▸ **Exercise data**:
— start —

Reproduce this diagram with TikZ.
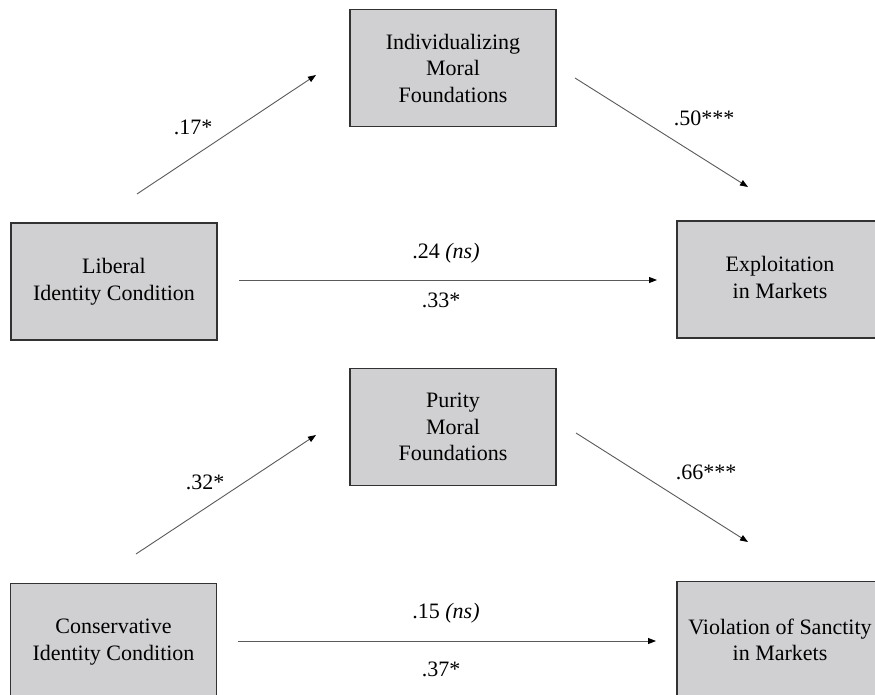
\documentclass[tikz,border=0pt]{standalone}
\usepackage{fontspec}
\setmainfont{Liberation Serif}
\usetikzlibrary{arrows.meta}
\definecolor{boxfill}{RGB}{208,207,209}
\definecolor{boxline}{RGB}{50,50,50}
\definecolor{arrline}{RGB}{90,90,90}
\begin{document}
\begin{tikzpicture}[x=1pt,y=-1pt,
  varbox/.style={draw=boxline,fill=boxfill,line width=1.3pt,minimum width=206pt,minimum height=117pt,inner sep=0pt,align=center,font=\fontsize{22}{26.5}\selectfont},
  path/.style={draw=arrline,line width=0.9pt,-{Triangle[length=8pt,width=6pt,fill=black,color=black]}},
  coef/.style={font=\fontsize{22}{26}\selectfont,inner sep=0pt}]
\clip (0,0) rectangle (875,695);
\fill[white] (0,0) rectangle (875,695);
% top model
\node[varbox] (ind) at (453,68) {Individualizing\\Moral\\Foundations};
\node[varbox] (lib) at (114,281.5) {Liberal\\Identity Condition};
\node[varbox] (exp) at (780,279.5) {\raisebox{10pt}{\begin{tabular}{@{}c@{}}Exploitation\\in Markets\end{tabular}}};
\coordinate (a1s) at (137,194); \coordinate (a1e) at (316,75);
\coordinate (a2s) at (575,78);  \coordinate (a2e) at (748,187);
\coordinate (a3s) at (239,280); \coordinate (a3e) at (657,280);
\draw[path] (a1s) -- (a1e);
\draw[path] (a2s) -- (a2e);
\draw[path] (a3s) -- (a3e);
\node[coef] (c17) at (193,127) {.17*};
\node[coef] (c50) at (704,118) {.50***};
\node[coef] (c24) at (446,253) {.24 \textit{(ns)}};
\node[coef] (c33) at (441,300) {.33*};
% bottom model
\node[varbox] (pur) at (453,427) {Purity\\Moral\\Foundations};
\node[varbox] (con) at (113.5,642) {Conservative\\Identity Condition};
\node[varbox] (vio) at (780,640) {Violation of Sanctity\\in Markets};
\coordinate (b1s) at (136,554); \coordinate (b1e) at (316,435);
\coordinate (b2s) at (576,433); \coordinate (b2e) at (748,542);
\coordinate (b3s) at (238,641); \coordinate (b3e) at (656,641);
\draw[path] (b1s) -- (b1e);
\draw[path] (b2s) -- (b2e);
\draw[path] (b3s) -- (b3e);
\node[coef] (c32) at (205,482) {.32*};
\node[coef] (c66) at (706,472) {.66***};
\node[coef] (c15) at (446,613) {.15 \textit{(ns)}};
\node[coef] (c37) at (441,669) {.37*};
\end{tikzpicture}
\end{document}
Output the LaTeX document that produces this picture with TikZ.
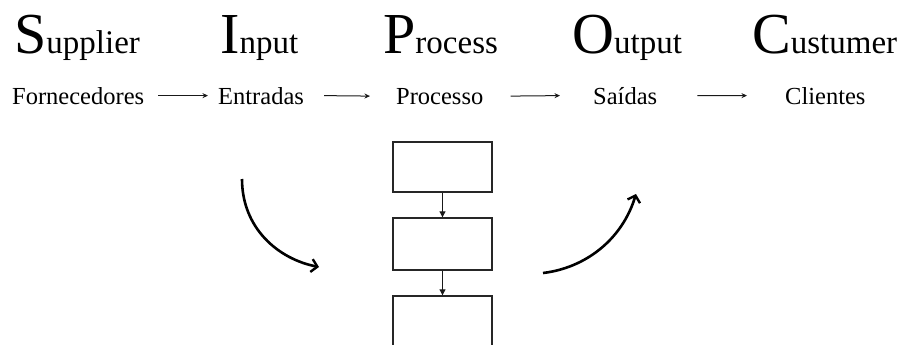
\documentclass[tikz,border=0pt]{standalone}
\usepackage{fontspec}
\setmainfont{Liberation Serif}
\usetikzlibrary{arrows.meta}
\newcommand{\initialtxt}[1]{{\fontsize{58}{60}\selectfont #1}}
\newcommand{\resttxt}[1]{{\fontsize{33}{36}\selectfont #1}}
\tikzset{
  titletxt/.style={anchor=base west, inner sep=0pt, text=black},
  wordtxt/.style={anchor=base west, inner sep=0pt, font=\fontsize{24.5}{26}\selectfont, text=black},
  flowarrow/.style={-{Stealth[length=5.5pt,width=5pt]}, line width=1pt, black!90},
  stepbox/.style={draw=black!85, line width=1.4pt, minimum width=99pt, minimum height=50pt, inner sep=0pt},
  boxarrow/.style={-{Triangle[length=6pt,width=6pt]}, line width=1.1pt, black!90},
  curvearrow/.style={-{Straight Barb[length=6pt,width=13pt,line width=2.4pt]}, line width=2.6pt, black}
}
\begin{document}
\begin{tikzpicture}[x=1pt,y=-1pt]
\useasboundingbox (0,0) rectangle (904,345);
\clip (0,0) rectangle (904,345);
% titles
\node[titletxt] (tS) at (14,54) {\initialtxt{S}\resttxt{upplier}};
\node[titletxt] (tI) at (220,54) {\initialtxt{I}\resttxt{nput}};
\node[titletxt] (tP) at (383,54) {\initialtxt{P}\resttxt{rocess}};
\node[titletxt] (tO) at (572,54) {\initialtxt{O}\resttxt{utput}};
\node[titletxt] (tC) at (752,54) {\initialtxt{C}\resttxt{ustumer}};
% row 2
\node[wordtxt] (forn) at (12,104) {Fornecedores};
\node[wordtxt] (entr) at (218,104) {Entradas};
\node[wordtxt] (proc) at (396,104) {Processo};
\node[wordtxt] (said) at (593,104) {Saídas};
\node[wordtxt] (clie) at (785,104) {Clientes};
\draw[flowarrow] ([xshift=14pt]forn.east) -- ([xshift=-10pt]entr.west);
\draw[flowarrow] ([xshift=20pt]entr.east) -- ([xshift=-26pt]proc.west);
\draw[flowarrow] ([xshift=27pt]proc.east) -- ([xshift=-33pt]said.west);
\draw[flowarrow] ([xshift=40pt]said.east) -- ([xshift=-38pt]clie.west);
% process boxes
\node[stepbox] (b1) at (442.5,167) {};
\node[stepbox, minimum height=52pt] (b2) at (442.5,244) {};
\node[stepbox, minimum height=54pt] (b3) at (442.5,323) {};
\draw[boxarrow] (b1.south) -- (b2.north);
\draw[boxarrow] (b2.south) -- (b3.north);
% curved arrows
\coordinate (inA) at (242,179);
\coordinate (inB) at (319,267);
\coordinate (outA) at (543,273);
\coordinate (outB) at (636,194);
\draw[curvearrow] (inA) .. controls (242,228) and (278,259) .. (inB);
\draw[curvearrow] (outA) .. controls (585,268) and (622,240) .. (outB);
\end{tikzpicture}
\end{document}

— end —

Reproduce all of the data exactly; the pictures do not belong in the copy.

▸ **Output for this exercise**:
Reproduce this diagram with TikZ.
\documentclass[tikz,border=0pt]{standalone}
\usepackage{fontspec}
\setmainfont{Liberation Serif}
\usetikzlibrary{arrows.meta}
\definecolor{boxfill}{RGB}{208,207,209}
\definecolor{boxline}{RGB}{50,50,50}
\definecolor{arrline}{RGB}{90,90,90}
\begin{document}
\begin{tikzpicture}[x=1pt,y=-1pt,
  varbox/.style={draw=boxline,fill=boxfill,line width=1.3pt,minimum width=206pt,minimum height=117pt,inner sep=0pt,align=center,font=\fontsize{22}{26.5}\selectfont},
  path/.style={draw=arrline,line width=0.9pt,-{Triangle[length=8pt,width=6pt,fill=black,color=black]}},
  coef/.style={font=\fontsize{22}{26}\selectfont,inner sep=0pt}]
\clip (0,0) rectangle (875,695);
\fill[white] (0,0) rectangle (875,695);
% top model
\node[varbox] (ind) at (453,68) {Individualizing\\Moral\\Foundations};
\node[varbox] (lib) at (114,281.5) {Liberal\\Identity Condition};
\node[varbox] (exp) at (780,279.5) {\raisebox{10pt}{\begin{tabular}{@{}c@{}}Exploitation\\in Markets\end{tabular}}};
\coordinate (a1s) at (137,194); \coordinate (a1e) at (316,75);
\coordinate (a2s) at (575,78);  \coordinate (a2e) at (748,187);
\coordinate (a3s) at (239,280); \coordinate (a3e) at (657,280);
\draw[path] (a1s) -- (a1e);
\draw[path] (a2s) -- (a2e);
\draw[path] (a3s) -- (a3e);
\node[coef] (c17) at (193,127) {.17*};
\node[coef] (c50) at (704,118) {.50***};
\node[coef] (c24) at (446,253) {.24 \textit{(ns)}};
\node[coef] (c33) at (441,300) {.33*};
% bottom model
\node[varbox] (pur) at (453,427) {Purity\\Moral\\Foundations};
\node[varbox] (con) at (113.5,642) {Conservative\\Identity Condition};
\node[varbox] (vio) at (780,640) {Violation of Sanctity\\in Markets};
\coordinate (b1s) at (136,554); \coordinate (b1e) at (316,435);
\coordinate (b2s) at (576,433); \coordinate (b2e) at (748,542);
\coordinate (b3s) at (238,641); \coordinate (b3e) at (656,641);
\draw[path] (b1s) -- (b1e);
\draw[path] (b2s) -- (b2e);
\draw[path] (b3s) -- (b3e);
\node[coef] (c32) at (205,482) {.32*};
\node[coef] (c66) at (706,472) {.66***};
\node[coef] (c15) at (446,613) {.15 \textit{(ns)}};
\node[coef] (c37) at (441,669) {.37*};
\end{tikzpicture}
\end{document}
Output the LaTeX document that produces this picture with TikZ.
\documentclass[tikz,border=0pt]{standalone}
\usepackage{fontspec}
\setmainfont{Liberation Serif}
\usetikzlibrary{arrows.meta}
\newcommand{\initialtxt}[1]{{\fontsize{58}{60}\selectfont #1}}
\newcommand{\resttxt}[1]{{\fontsize{33}{36}\selectfont #1}}
\tikzset{
  titletxt/.style={anchor=base west, inner sep=0pt, text=black},
  wordtxt/.style={anchor=base west, inner sep=0pt, font=\fontsize{24.5}{26}\selectfont, text=black},
  flowarrow/.style={-{Stealth[length=5.5pt,width=5pt]}, line width=1pt, black!90},
  stepbox/.style={draw=black!85, line width=1.4pt, minimum width=99pt, minimum height=50pt, inner sep=0pt},
  boxarrow/.style={-{Triangle[length=6pt,width=6pt]}, line width=1.1pt, black!90},
  curvearrow/.style={-{Straight Barb[length=6pt,width=13pt,line width=2.4pt]}, line width=2.6pt, black}
}
\begin{document}
\begin{tikzpicture}[x=1pt,y=-1pt]
\useasboundingbox (0,0) rectangle (904,345);
\clip (0,0) rectangle (904,345);
% titles
\node[titletxt] (tS) at (14,54) {\initialtxt{S}\resttxt{upplier}};
\node[titletxt] (tI) at (220,54) {\initialtxt{I}\resttxt{nput}};
\node[titletxt] (tP) at (383,54) {\initialtxt{P}\resttxt{rocess}};
\node[titletxt] (tO) at (572,54) {\initialtxt{O}\resttxt{utput}};
\node[titletxt] (tC) at (752,54) {\initialtxt{C}\resttxt{ustumer}};
% row 2
\node[wordtxt] (forn) at (12,104) {Fornecedores};
\node[wordtxt] (entr) at (218,104) {Entradas};
\node[wordtxt] (proc) at (396,104) {Processo};
\node[wordtxt] (said) at (593,104) {Saídas};
\node[wordtxt] (clie) at (785,104) {Clientes};
\draw[flowarrow] ([xshift=14pt]forn.east) -- ([xshift=-10pt]entr.west);
\draw[flowarrow] ([xshift=20pt]entr.east) -- ([xshift=-26pt]proc.west);
\draw[flowarrow] ([xshift=27pt]proc.east) -- ([xshift=-33pt]said.west);
\draw[flowarrow] ([xshift=40pt]said.east) -- ([xshift=-38pt]clie.west);
% process boxes
\node[stepbox] (b1) at (442.5,167) {};
\node[stepbox, minimum height=52pt] (b2) at (442.5,244) {};
\node[stepbox, minimum height=54pt] (b3) at (442.5,323) {};
\draw[boxarrow] (b1.south) -- (b2.north);
\draw[boxarrow] (b2.south) -- (b3.north);
% curved arrows
\coordinate (inA) at (242,179);
\coordinate (inB) at (319,267);
\coordinate (outA) at (543,273);
\coordinate (outB) at (636,194);
\draw[curvearrow] (inA) .. controls (242,228) and (278,259) .. (inB);
\draw[curvearrow] (outA) .. controls (585,268) and (622,240) .. (outB);
\end{tikzpicture}
\end{document}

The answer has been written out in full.